* [SHORT TASK]: Copy the listing verbatim, excluding any images found in it.

* [DATA EXCERPT]:
————

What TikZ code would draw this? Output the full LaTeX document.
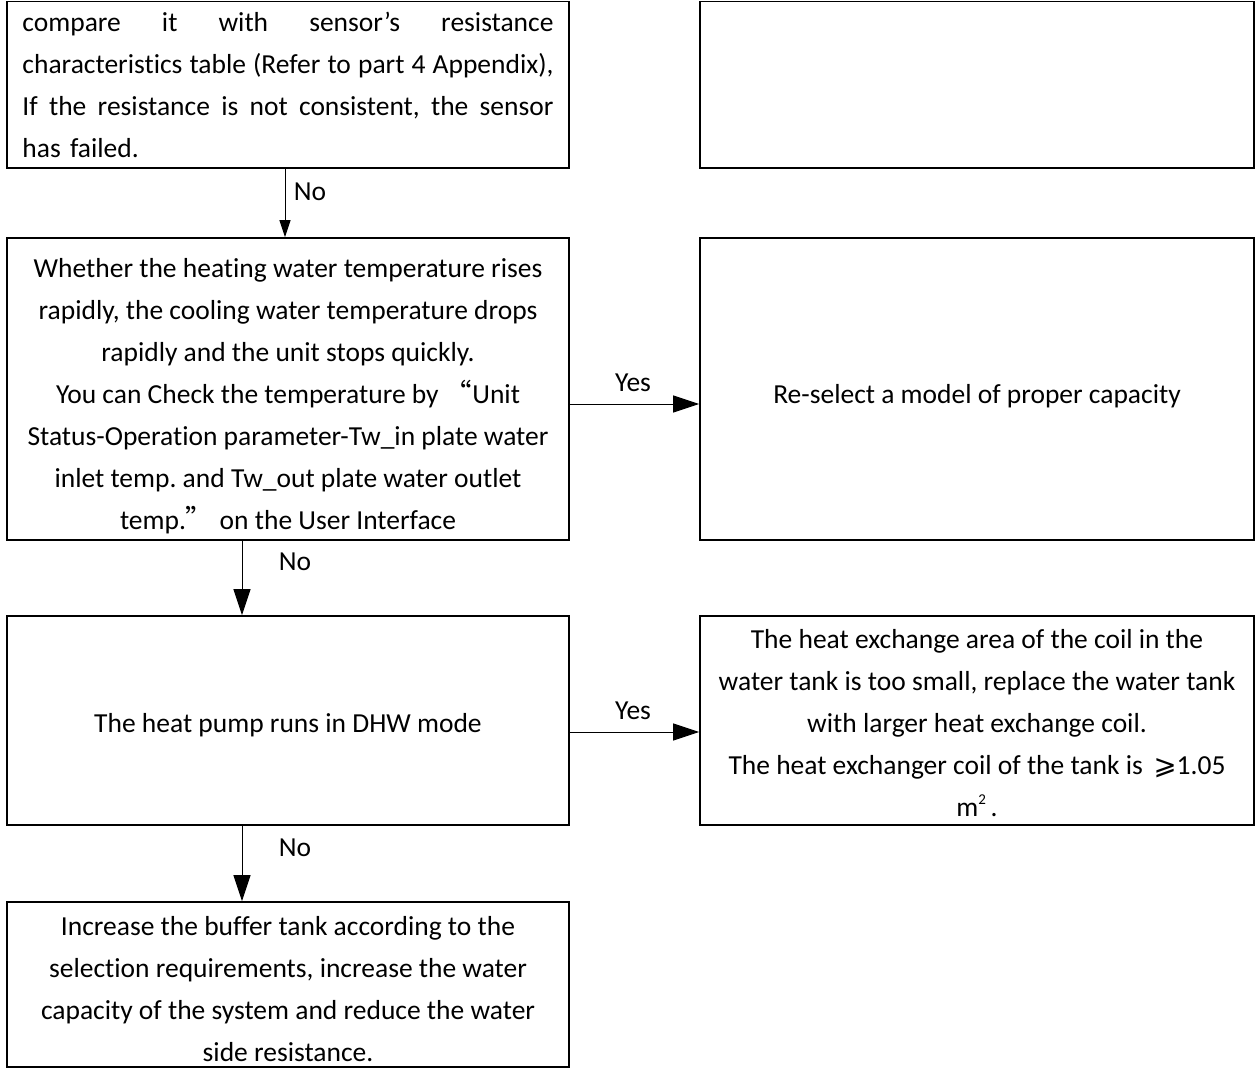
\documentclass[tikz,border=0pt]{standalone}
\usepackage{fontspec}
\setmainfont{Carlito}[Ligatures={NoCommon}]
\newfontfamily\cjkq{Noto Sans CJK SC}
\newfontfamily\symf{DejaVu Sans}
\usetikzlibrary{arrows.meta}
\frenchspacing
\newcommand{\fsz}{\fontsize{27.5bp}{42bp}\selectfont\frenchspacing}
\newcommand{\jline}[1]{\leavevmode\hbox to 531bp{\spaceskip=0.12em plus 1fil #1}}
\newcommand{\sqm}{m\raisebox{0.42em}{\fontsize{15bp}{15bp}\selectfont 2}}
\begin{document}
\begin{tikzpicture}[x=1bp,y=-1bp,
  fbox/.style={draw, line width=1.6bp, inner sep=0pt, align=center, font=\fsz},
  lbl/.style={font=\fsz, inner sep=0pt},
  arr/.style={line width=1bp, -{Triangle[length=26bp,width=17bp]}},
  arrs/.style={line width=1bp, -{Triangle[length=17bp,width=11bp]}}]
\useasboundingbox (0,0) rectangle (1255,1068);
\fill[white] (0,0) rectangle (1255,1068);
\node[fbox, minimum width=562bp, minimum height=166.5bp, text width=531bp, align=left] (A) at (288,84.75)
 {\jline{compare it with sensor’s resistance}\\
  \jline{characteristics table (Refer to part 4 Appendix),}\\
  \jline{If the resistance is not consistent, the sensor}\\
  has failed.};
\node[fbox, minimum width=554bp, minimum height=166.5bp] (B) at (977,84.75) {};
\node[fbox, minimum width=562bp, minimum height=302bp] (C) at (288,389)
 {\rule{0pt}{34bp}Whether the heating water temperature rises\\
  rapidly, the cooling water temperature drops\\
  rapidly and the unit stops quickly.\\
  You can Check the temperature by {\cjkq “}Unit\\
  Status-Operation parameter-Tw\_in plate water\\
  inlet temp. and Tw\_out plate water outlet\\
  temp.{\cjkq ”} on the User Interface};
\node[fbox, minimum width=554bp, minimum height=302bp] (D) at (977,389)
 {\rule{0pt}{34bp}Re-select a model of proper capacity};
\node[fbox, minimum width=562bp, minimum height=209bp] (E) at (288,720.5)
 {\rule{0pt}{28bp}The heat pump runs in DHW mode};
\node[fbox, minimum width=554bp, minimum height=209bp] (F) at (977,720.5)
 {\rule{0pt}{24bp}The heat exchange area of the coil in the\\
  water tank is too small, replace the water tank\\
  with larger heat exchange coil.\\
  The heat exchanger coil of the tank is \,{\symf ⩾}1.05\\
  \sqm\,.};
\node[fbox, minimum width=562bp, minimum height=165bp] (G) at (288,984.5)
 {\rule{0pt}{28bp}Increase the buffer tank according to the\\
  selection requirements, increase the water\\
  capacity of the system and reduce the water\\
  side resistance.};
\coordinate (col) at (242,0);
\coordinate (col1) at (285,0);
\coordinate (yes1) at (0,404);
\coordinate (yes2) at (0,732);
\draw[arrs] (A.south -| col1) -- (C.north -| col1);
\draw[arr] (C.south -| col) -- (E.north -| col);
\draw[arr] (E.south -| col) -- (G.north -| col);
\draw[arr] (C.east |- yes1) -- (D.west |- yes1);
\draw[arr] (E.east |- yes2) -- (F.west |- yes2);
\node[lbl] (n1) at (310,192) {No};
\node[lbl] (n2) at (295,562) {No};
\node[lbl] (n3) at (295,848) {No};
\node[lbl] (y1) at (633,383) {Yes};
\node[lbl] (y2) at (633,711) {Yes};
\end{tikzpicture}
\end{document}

————

* [ANSWER TO THE PROBLEM]:
What TikZ code would draw this? Output the full LaTeX document.
\documentclass[tikz,border=0pt]{standalone}
\usepackage{fontspec}
\setmainfont{Carlito}[Ligatures={NoCommon}]
\newfontfamily\cjkq{Noto Sans CJK SC}
\newfontfamily\symf{DejaVu Sans}
\usetikzlibrary{arrows.meta}
\frenchspacing
\newcommand{\fsz}{\fontsize{27.5bp}{42bp}\selectfont\frenchspacing}
\newcommand{\jline}[1]{\leavevmode\hbox to 531bp{\spaceskip=0.12em plus 1fil #1}}
\newcommand{\sqm}{m\raisebox{0.42em}{\fontsize{15bp}{15bp}\selectfont 2}}
\begin{document}
\begin{tikzpicture}[x=1bp,y=-1bp,
  fbox/.style={draw, line width=1.6bp, inner sep=0pt, align=center, font=\fsz},
  lbl/.style={font=\fsz, inner sep=0pt},
  arr/.style={line width=1bp, -{Triangle[length=26bp,width=17bp]}},
  arrs/.style={line width=1bp, -{Triangle[length=17bp,width=11bp]}}]
\useasboundingbox (0,0) rectangle (1255,1068);
\fill[white] (0,0) rectangle (1255,1068);
\node[fbox, minimum width=562bp, minimum height=166.5bp, text width=531bp, align=left] (A) at (288,84.75)
 {\jline{compare it with sensor’s resistance}\\
  \jline{characteristics table (Refer to part 4 Appendix),}\\
  \jline{If the resistance is not consistent, the sensor}\\
  has failed.};
\node[fbox, minimum width=554bp, minimum height=166.5bp] (B) at (977,84.75) {};
\node[fbox, minimum width=562bp, minimum height=302bp] (C) at (288,389)
 {\rule{0pt}{34bp}Whether the heating water temperature rises\\
  rapidly, the cooling water temperature drops\\
  rapidly and the unit stops quickly.\\
  You can Check the temperature by {\cjkq “}Unit\\
  Status-Operation parameter-Tw\_in plate water\\
  inlet temp. and Tw\_out plate water outlet\\
  temp.{\cjkq ”} on the User Interface};
\node[fbox, minimum width=554bp, minimum height=302bp] (D) at (977,389)
 {\rule{0pt}{34bp}Re-select a model of proper capacity};
\node[fbox, minimum width=562bp, minimum height=209bp] (E) at (288,720.5)
 {\rule{0pt}{28bp}The heat pump runs in DHW mode};
\node[fbox, minimum width=554bp, minimum height=209bp] (F) at (977,720.5)
 {\rule{0pt}{24bp}The heat exchange area of the coil in the\\
  water tank is too small, replace the water tank\\
  with larger heat exchange coil.\\
  The heat exchanger coil of the tank is \,{\symf ⩾}1.05\\
  \sqm\,.};
\node[fbox, minimum width=562bp, minimum height=165bp] (G) at (288,984.5)
 {\rule{0pt}{28bp}Increase the buffer tank according to the\\
  selection requirements, increase the water\\
  capacity of the system and reduce the water\\
  side resistance.};
\coordinate (col) at (242,0);
\coordinate (col1) at (285,0);
\coordinate (yes1) at (0,404);
\coordinate (yes2) at (0,732);
\draw[arrs] (A.south -| col1) -- (C.north -| col1);
\draw[arr] (C.south -| col) -- (E.north -| col);
\draw[arr] (E.south -| col) -- (G.north -| col);
\draw[arr] (C.east |- yes1) -- (D.west |- yes1);
\draw[arr] (E.east |- yes2) -- (F.west |- yes2);
\node[lbl] (n1) at (310,192) {No};
\node[lbl] (n2) at (295,562) {No};
\node[lbl] (n3) at (295,848) {No};
\node[lbl] (y1) at (633,383) {Yes};
\node[lbl] (y2) at (633,711) {Yes};
\end{tikzpicture}
\end{document}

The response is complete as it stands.